I mentioned that the film in it's current viewable state has a plot holes the size of Texas, but this could, and very likely is, due to the fact that the only available version of the film is 74 minutes long, whereas supposedly, somewhere in a New York film archive, a 175 minute version is sitting. One cannot even imagine what exists in the other 100 minutes of film, but I think it's safe to assumed that the plotholes would be filled. The main plot hole being simply that the audience is never shown any progression between when Terry hooks up with the "producer" of his films and when Terry gets overly screwed by the producer, which leads to the films utterly memorable climax. All we can currently see is more or less the first meeting between Terry and the man, and then Terry's backlash.
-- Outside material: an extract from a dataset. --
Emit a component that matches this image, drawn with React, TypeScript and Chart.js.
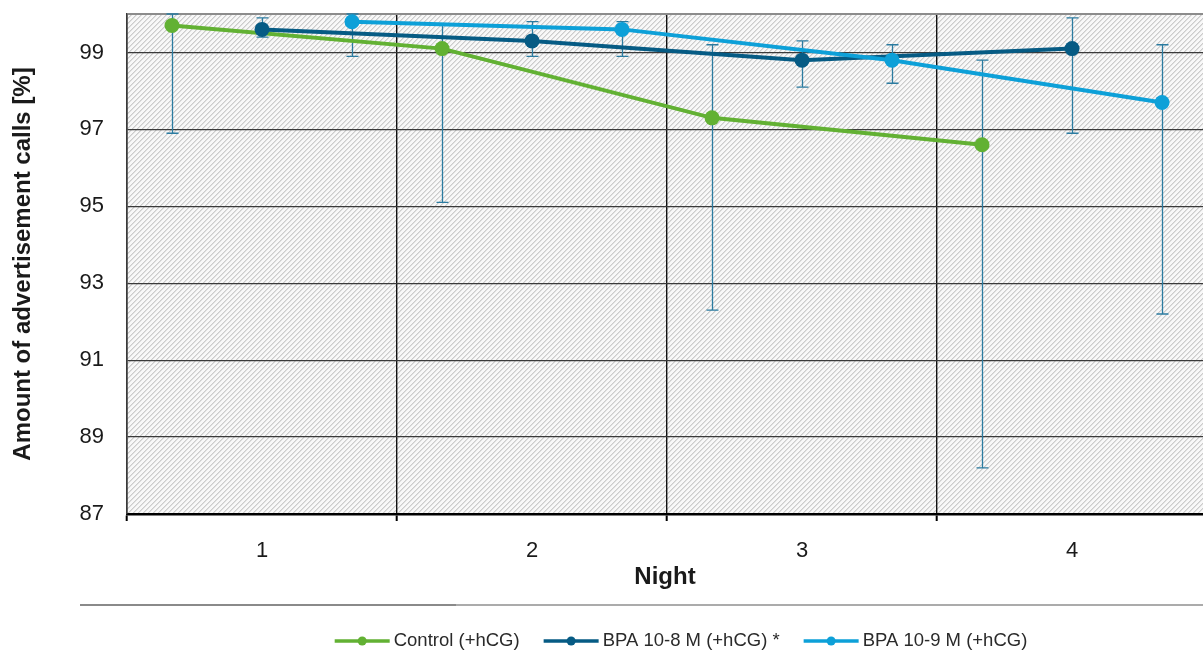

While it is a shortcoming overall, there are more than enough redeeming factors to the film that make it worthwhile.

Nowhere else in cinematic history has such an abject void existed so successfully. Virtually everything that occurs serves to disorient, confuse, terrify or disturb the viewer. What really makes the film work so well are the bizarre small touches that decorate the film and bewilder the audience; the masks that Terry has his 'girls' where during films, the fake head arbitrarily placed next to the head of a victim as she is dismembered, the black face the woman wears while being whipped, and the climactic deer hoove that the producer is forced to fellate during his final moments. As a whole, they literally add up to not much, but their placement and subtlety (and unexpectedness) force these objects and displacements to become signifiers that signify that something is very, very wrong.
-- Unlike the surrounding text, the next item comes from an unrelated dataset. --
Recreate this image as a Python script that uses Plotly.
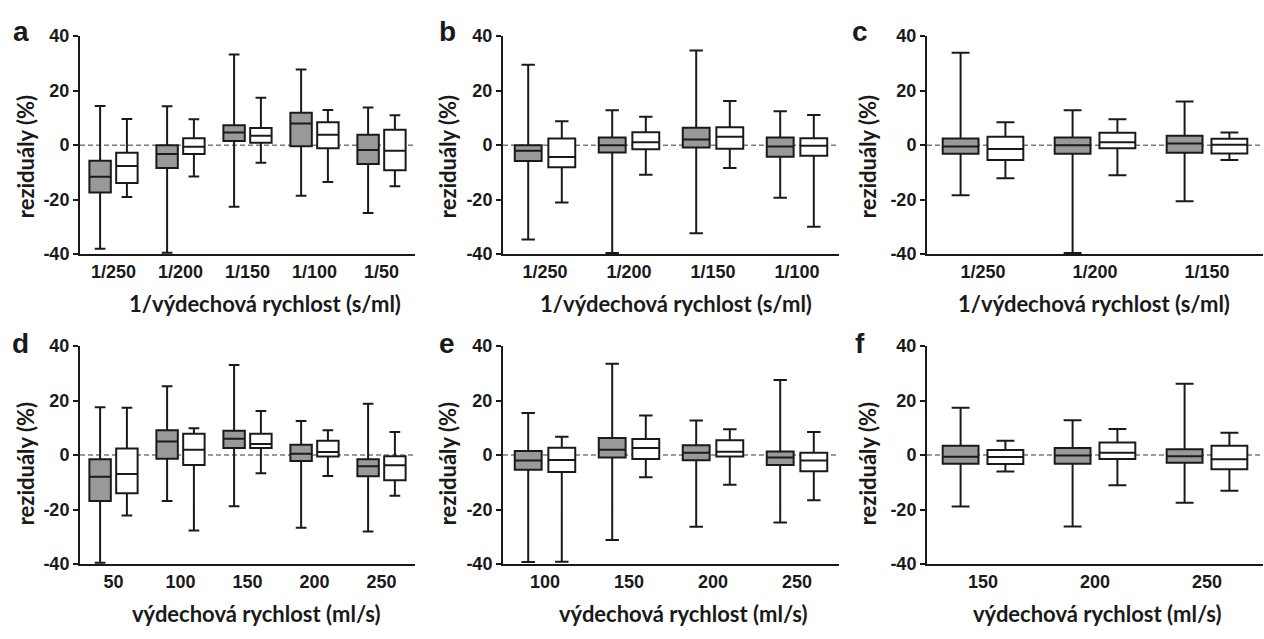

It is for this reason that the film is an utter success; it's a remarkably no-budget film that exists not within the realm of the 'so-bad-it's-good,' but rather exists as pure atmosphere. The story isn't necessary; if all the viewer could see was the film with it's remarkably perfect score, no dialogue or voice overs, the exact same affect would be achieved. It may be very obvious that when Watkins made the film he was intending to play into the Manson phenomenon (particularly invoked by Terry's girls chanting things such as "Terry will solve everything, Terry will remove your fear"), as well as the conceptual idea of snuff that was closely linked to that incident. But what Watkins truly succeeds in doing is cinematically constructing the idea of the "other," that which is deeply terrifying to humans. The "other," in this films case, is a nihilistic, utterly abstracted snuff film director, and the nihilistic, utterly abstract content of his snuff films. And it is truly terrifying.

But, as it naturally often does, with the terror comes a sense of beauty. The aforementioned signifiers that further separate reality from this filmic world are sublimely remarkable. From a purely aesthetic sense, divorced of any political context, a white woman, nude, with significantly overplayed black face on being repeatedly whipped while party guests clap and laugh is a very, very powerful and beautiful image. Same goes for the use of dollar store masks that repeated create the surreal sensations of Terry's snuff films; they're separate from reality, another layer upon what is literally happening (and using a mask is both obvious and genius in this case), and create beautiful images.

Another thing that works wonders for the film is the abandoned university building that a majority of the film is shot in. Brilliantly empty and decrepit, it creates a sense of physical space that perfect matches the metaphysical space implicit in the abject horror of the void.

So, while the film does suffer serious short comings in terms of plot, it's highly irrelevant to the success of the film. Undoubtedly if the plot were better thought out and actually there it would do nothing but extend the ideas of the film even further, pushing it possibly into the realm of something that would be far more notorious. But as it stands, it's still a sublimely beautiful piece of atmosphere decorated with utter desperation and nihilism.

1 Comments:

Blogger Michael said...

Oh, Mike! You've really sold me on this one. I've often heard of it but now I must find me one. Thanks again!